Don’t throw things in the bathroom

So, today I’m taking a nice warm shower, and I notice a cap from a bottle of shampoo is in the little tray that holds the shampoos, soap, and other unidentifiable bottled goods my wife keeps in the tray. The cap rolls around, preventing the bottles from standing upright, and generally takes up more space than anything that is useless garbage should take up.

So I plucked it from the tray, and tossed it lightly over the shower curtain, in the direction of the garbage and sink.

But instead of it landing with a clatter on the counter or floor, I hear glass shatter and tinkle on the floor. Puzzled, I pull the curtain aside, and see that the cap had hit one of the super large lightbulbs above the vanity, shattering it, with shards landing all over the sink, toilet, my clothes, and the floor.

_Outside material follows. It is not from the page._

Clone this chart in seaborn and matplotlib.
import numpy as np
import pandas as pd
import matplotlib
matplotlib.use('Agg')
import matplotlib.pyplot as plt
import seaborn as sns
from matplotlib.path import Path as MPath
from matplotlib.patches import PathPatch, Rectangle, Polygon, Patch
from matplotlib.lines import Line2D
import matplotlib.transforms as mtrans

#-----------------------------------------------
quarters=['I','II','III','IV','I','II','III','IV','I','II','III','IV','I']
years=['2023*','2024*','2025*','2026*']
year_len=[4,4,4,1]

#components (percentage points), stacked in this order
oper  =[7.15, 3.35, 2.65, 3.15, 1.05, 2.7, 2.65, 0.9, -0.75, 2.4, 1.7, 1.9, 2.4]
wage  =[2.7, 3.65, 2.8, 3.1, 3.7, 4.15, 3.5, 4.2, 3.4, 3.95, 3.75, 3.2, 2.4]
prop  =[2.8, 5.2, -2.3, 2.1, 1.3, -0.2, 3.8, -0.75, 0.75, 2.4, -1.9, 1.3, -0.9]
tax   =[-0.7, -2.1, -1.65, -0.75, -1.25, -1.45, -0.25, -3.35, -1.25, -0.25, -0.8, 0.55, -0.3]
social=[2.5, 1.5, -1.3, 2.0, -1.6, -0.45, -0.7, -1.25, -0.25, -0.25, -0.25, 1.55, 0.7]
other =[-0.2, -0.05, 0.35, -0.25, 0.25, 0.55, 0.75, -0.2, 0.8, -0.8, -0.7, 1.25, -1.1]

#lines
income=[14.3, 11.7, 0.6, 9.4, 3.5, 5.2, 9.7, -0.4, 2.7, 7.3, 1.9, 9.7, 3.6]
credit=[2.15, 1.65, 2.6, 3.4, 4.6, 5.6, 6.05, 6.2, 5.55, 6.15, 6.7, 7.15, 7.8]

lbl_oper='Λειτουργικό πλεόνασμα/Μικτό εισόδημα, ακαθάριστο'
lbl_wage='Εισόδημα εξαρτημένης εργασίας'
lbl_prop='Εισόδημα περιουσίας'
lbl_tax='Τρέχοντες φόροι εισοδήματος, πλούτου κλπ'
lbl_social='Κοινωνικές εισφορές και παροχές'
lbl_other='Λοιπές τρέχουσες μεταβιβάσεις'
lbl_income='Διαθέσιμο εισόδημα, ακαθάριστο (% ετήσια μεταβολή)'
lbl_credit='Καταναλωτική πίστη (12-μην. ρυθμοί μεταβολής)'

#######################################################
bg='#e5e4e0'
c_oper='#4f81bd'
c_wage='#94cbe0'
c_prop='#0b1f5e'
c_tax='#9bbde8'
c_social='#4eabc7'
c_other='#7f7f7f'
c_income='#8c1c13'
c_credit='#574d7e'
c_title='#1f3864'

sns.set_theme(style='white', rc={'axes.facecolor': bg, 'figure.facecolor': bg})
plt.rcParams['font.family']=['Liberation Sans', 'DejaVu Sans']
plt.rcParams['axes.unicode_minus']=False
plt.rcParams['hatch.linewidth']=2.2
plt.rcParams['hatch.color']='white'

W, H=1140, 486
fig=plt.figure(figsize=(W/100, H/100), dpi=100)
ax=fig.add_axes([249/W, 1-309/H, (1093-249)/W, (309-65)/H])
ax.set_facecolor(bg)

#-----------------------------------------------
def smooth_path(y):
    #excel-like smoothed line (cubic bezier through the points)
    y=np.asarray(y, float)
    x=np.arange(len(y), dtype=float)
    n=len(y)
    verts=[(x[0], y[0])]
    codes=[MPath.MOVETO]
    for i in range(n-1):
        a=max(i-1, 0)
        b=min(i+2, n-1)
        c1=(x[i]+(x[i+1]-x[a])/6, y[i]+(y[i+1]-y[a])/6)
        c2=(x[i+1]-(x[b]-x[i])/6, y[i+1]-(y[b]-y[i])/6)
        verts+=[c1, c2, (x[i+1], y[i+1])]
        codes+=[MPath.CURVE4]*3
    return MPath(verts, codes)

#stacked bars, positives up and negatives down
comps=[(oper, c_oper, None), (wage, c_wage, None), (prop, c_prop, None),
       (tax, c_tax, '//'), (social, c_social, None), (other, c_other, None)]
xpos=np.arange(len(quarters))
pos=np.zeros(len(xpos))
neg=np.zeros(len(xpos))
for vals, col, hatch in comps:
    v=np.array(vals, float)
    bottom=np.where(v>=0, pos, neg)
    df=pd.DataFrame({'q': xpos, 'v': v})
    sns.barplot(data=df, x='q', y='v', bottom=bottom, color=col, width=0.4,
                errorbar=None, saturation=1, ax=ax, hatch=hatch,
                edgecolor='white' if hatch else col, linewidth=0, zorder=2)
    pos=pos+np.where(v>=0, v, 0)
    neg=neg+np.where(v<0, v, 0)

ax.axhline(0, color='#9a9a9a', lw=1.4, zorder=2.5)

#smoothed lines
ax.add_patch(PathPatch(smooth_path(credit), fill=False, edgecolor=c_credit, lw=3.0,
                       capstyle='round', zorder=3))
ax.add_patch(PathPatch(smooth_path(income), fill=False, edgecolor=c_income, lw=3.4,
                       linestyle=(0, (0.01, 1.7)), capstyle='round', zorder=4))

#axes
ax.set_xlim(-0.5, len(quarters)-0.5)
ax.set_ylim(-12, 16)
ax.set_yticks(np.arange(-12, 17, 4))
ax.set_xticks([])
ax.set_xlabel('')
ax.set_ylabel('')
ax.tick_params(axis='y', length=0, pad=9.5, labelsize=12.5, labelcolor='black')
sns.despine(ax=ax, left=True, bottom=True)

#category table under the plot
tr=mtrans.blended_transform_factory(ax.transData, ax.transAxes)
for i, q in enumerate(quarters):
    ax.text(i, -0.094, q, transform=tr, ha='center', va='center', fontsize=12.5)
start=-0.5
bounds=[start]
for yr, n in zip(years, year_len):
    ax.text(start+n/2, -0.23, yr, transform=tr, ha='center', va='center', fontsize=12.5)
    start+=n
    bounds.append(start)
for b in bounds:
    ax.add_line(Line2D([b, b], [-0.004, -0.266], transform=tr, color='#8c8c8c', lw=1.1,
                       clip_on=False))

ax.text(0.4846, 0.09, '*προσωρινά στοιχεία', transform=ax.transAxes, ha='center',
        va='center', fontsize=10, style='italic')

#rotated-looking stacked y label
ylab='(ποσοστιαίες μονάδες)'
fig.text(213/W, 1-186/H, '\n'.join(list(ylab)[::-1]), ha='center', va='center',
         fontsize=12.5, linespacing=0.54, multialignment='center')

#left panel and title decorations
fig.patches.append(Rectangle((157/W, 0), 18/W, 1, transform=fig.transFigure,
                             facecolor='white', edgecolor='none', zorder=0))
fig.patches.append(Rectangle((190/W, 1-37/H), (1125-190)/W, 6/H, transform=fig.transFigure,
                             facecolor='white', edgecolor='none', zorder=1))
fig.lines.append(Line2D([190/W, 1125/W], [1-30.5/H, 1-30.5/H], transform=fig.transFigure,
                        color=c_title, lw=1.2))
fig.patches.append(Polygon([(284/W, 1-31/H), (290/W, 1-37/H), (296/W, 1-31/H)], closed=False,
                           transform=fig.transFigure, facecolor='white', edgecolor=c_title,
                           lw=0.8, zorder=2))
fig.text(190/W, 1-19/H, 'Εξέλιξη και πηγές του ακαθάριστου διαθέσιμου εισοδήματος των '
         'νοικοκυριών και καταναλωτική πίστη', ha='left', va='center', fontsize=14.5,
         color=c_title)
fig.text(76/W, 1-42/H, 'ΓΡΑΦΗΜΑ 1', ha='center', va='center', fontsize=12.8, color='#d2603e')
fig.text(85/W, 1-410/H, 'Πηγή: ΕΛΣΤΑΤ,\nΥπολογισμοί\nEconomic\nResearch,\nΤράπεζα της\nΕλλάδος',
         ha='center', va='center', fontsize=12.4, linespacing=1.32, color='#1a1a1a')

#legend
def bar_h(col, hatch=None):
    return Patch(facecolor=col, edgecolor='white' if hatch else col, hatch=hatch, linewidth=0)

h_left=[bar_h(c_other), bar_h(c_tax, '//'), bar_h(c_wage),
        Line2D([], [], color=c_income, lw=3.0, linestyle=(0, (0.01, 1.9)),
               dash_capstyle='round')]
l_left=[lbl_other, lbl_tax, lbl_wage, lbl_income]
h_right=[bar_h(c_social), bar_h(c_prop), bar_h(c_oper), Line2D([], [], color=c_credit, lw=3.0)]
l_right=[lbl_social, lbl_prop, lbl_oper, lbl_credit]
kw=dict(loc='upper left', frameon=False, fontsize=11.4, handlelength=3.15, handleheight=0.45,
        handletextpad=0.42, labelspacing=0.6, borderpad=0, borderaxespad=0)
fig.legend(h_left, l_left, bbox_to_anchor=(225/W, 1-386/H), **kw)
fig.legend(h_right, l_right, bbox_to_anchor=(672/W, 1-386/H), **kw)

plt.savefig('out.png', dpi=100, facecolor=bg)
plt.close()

Oh well, just another day.

Boy am I sore!

Practice last night was pretty intense, and I would up partnered with several intermediate opponents. Normally, I only challenge the highest-ranked people, and they are good enough that accidents rarely happen.

The intermediates, however, take some wild swings, or do funky stuff why trying to block and counter-attack. As a result, I took a couple blows to my right elbow, my hip, and my fingers / knuckles. And for some reason, the knuckle of my big toe on my left foot is really sore. Maybe I was pushing off with that foot too hard, or something.

What’s more, I was still sore last night from going jogging on Tuesday, and so now, all my muscles are even more sore.

Work-out sore, though, feels much better than bruised and beaten sore.